All of the above has led me to reluctantly admit that one of my chief grievances about crêpes couldn’t be farther from the truth – their presumed insubstantiality. In fact, these galettes are exceedingly filling. They can and do constitute a complete meal (especially if you split a bowl of Vichyssoise or onion gratinée soup). The same cannot be said about the sweet crêpes, I’m afraid. Duty-bound to at least try one, I let my partner choose, and she goes for La Citronée. The filling is a simple, sweet, lemony syrup, and the whole pancake is sprinkled with granulated sugar. If such a thing is possible, the dessert crêpes are so light as to be practically ephemeral. They hardly exist on the space-time continuum. For all the world I still can’t imagine myself seeking something like this out on purpose, but as a dessert, I guess it does the job.

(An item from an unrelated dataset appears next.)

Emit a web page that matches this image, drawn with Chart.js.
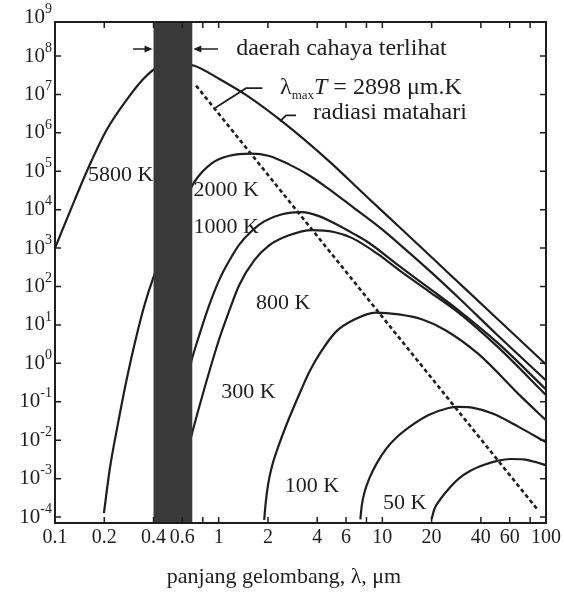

There are a handful of other items on the menu besides the crêpes, including the aforementioned soups and a handful of salads, as well as assorted fruits de mer served as appetizers after 5:00 o’clock. That’s all well and good, but I do believe I’m going to keep exploring the rest of this list… Another misconception successfully replaced with appreciation (or at least comprehension). Go, Go, Gastronaut!